Christmas: when we bring the outside, inside.

We are told that the tradition of bringing ever-green foliage indoors to decorate homes in preparation for the celebration of a mid-Winter festival, is a very ancient one. Whatever our pagan ancestors did or didn’t do, we do know for sure that in ‘Merry Olde England’, our pre-reformation celebration of Christmas started with the bringing of the outdoors, indoors. Homes would be brightened with holly, ivy, mistletoe and presumably whatever greenery was available in the locality. Much more recently of course, here in Britain we imported the German tradition of bringing a pine tree indoors and decorating that. Described as a ‘new’ tradition, it is actually just the revival (with a twist) of a very old one.

Here at Wharf House we collect traditional (and less traditional) Winter greenery with gusto! We have holly and ivy from the hedgerows and we enough of a smattering of different pine trees about the place, to give us a good variety of aromatic ever-greens. Neighbours with an old orchard are kind enough to furnish us with as much mistletoe as we can fit in the back of the landrover.
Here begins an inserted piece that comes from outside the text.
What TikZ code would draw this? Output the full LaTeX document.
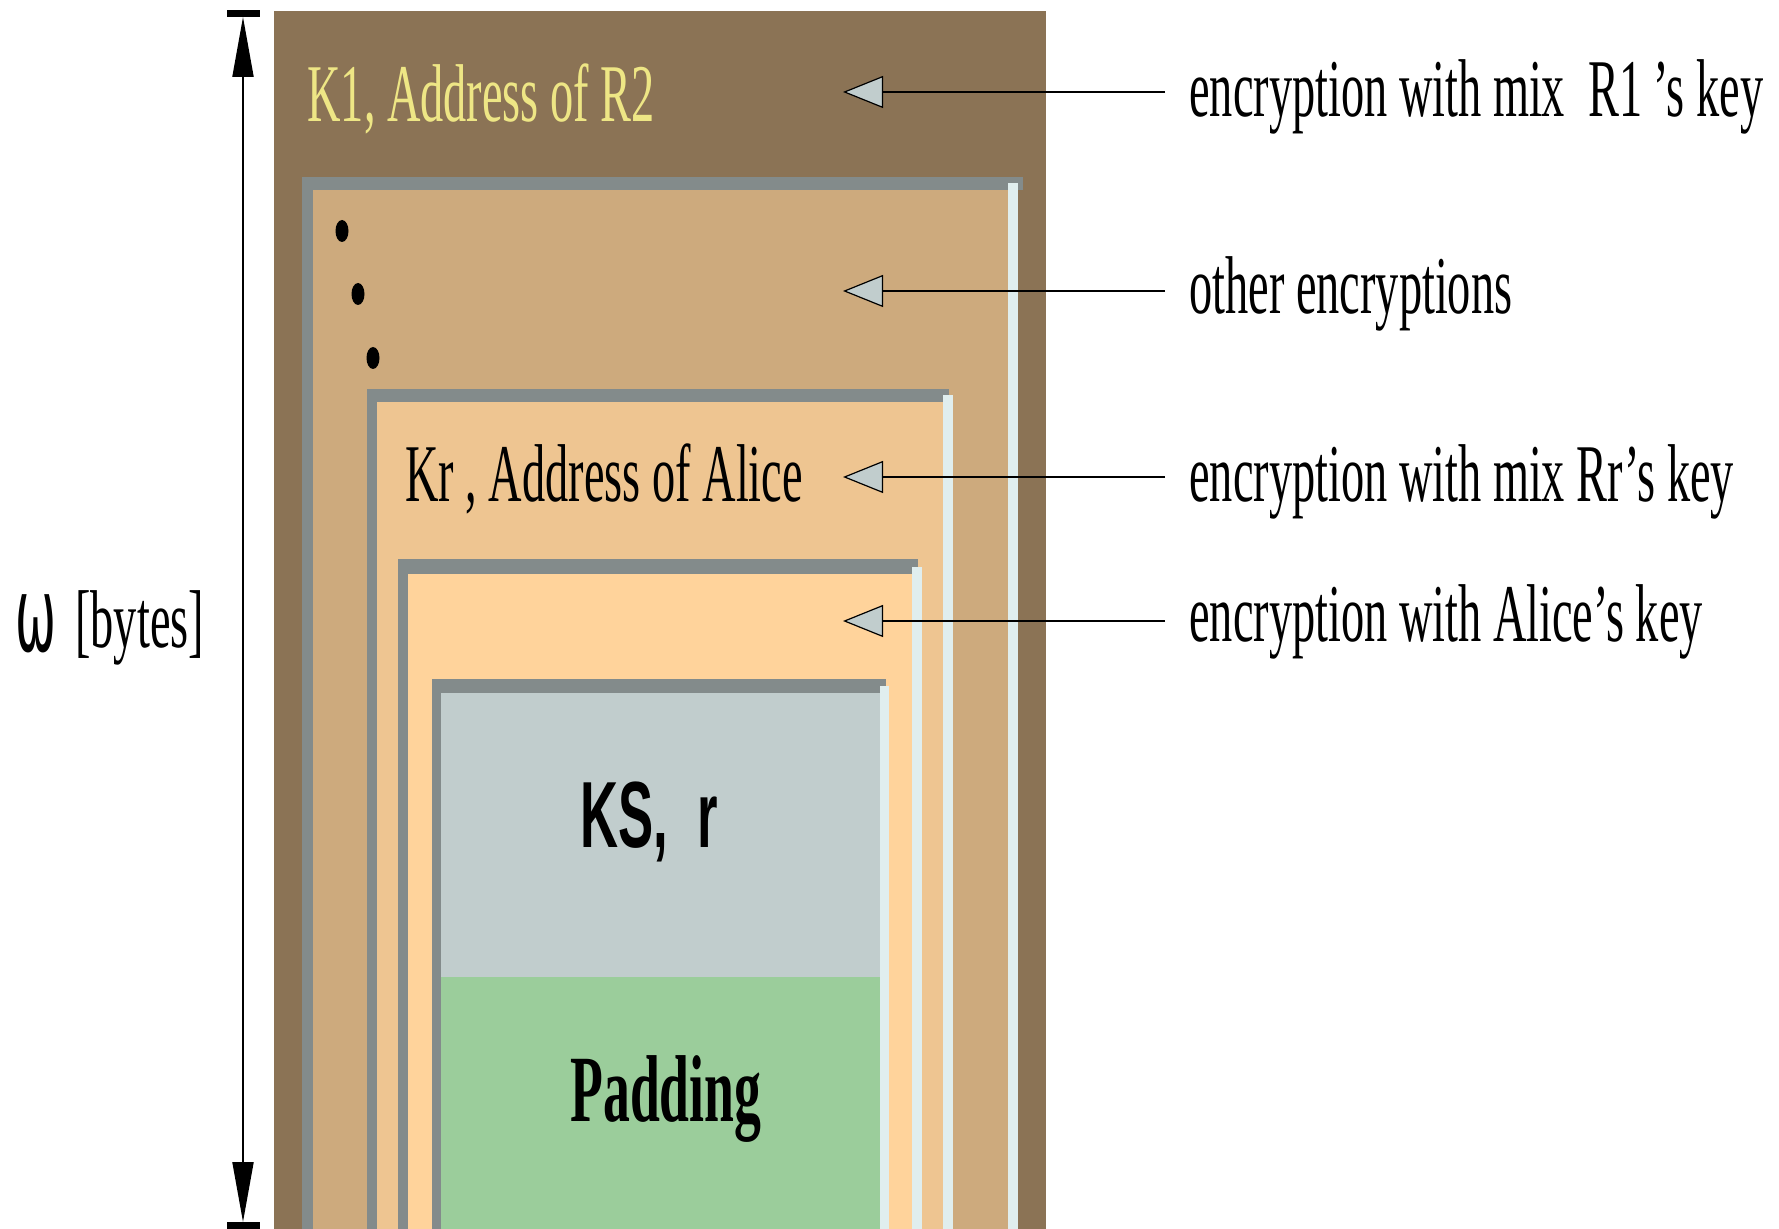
\documentclass[tikz,border=0pt]{standalone}
\usepackage{fontspec}
\setmainfont{Liberation Serif}
\newfontfamily\condserif[FakeStretch=0.565]{Liberation Serif}
\newfontfamily\condsans[FakeStretch=0.56]{Liberation Sans}
\newfontfamily\omegafont[FakeStretch=0.47]{DejaVu Sans}
\usetikzlibrary{arrows.meta}

% X11-style palette
\definecolor{burly4}{HTML}{8B7355}
\definecolor{burly3}{HTML}{CDAA7D}
\definecolor{burly2}{HTML}{EEC591}
\definecolor{burly1}{HTML}{FFD39B}
\definecolor{framegray}{HTML}{838B8B}
\definecolor{edgelight}{HTML}{E0EEEE}
\definecolor{keyblue}{HTML}{C1CDCD}
\definecolor{padgreen}{HTML}{9BCD9B}
\definecolor{khaki}{HTML}{EEE685}

\tikzset{
  txt/.style={anchor=base west, inner sep=0pt, font=\condserif\fontsize{41}{41}\selectfont},
  pointer/.style={draw=black, line width=1pt,
    -{Triangle[length=20pt,width=16pt,fill=keyblue,line width=0.6pt]}},
  dimarrow/.style={draw=black, line width=1pt,
    {Triangle[length=30pt,width=10.5pt]}-{Triangle[length=30pt,width=10.5pt]}},
  dimbar/.style={draw=black, line width=3.5pt},
}

\begin{document}
\begin{tikzpicture}[x=0.5pt,y=-0.5pt]
\useasboundingbox (0,0) rectangle (1779,1229);

% outermost layer
\fill[burly4] (274,11) rectangle (1046,1229);

% layer 1
\fill[framegray] (302,177) rectangle (1023,190);
\fill[framegray] (302,177) rectangle (313,1229);
\fill[burly3] (313,190) rectangle (1008,1229);
\fill[edgelight] (1008,183) rectangle (1018,1229);

% layer 2
\fill[framegray] (367,389) rectangle (949,402);
\fill[framegray] (367,389) rectangle (377,1229);
\fill[burly2] (377,402) rectangle (943,1229);
\fill[edgelight] (943,395) rectangle (953,1229);

% layer 3
\fill[framegray] (398,559) rectangle (918,574);
\fill[framegray] (398,559) rectangle (408,1229);
\fill[burly1] (408,574) rectangle (912,1229);
\fill[edgelight] (912,567) rectangle (922,1229);

% innermost layer: key part and padding
\fill[framegray] (432,679) rectangle (886,693);
\fill[framegray] (432,679) rectangle (441,1229);
\fill[keyblue] (441,693) rectangle (880,977);
\fill[padgreen] (441,977) rectangle (880,1229);
\fill[edgelight] (880,686) rectangle (889,1229);

% vertical dots
\fill[black] (342,231) ellipse [x radius=3.25pt, y radius=5.5pt];
\fill[black] (358,294) ellipse [x radius=3.25pt, y radius=5.5pt];
\fill[black] (373,358) ellipse [x radius=3.25pt, y radius=5.5pt];

% layer contents
\node[txt, text=khaki] (k1) at (307,122) {K1, Address of R2};
\node[txt] (kr) at (405,502) {Kr , Address of Alice};
\node[anchor=base west, inner sep=0pt, font=\condsans\bfseries\fontsize{47}{47}\selectfont] (ks) at (580,848) {KS,\ \ r};
\node[anchor=base west, inner sep=0pt, font=\condserif\bfseries\fontsize{47.5}{47.5}\selectfont] (pad) at (570,1121) {Padding};

% labels on the right
\node[txt] (l1) at (1189,117) {encryption with mix\ \ R1 ’s key};
\node[txt] (l2) at (1189,314) {other encryptions};
\node[txt] (l3) at (1189,502) {encryption with mix Rr’s key};
\node[txt] (l4) at (1189,642) {encryption with Alice’s key};

% pointer tips inside the layers
\coordinate (t1) at (843,92);
\coordinate (t2) at (843,291);
\coordinate (t3) at (843,477);
\coordinate (t4) at (843,621);
\draw[pointer] ([xshift=-12pt]t1 -| l1.west) -- (t1);
\draw[pointer] ([xshift=-12pt]t2 -| l2.west) -- (t2);
\draw[pointer] ([xshift=-12pt]t3 -| l3.west) -- (t3);
\draw[pointer] ([xshift=-12pt]t4 -| l4.west) -- (t4);

% overall size
\coordinate (dimtop) at (243,17);
\coordinate (dimbot) at (243,1222);
\draw[dimarrow] (dimtop) -- (dimbot);
\draw[dimbar] ([xshift=-8pt,yshift=1.75pt]dimtop) -- ([xshift=8.5pt,yshift=1.75pt]dimtop);
\draw[dimbar] ([xshift=-8pt,yshift=-1.75pt]dimbot) -- ([xshift=8.5pt,yshift=-1.75pt]dimbot);
\node[anchor=base west, inner sep=0pt, font=\omegafont\fontsize{52}{52}\selectfont] (om) at (15,652) {ω};
\node[txt] (bytes) at (75,648) {[bytes]};
\end{tikzpicture}
\end{document}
Then begins the job of making garlands to festoon the staircase and mantlepieces. It’s not a difficult job, with a bit of patience and a lot of wire, the garlands are easy enough to make but it is quite a time consuming one. Then we bring our creations inside and ‘deck the halls’. It is remarkable the change that these simple garlands make. It isn’t just aesthetic. There comes with the greenery an aroma of earthy-pine which is simultaneously refreshing and comforting. There is also an unmistakable change in atmosphere. The house suddenly looks and feels ready for Christmas. It is unmistakeably festive.

In Merry Olde England of course, our ancestors would have considered their ‘decorating’ complete once their homes were filled with greenery. And perhaps that ought to be enough for us too? We have the opportunity however to enhance what nature offers us with candles, lights and myriad other ‘decorations’. Our fore-Fathers had one great Christmas advantage over us however. They observed all twelve days of Christmas with unceasing celebration. Not for them the gloomy return to work on 4th January!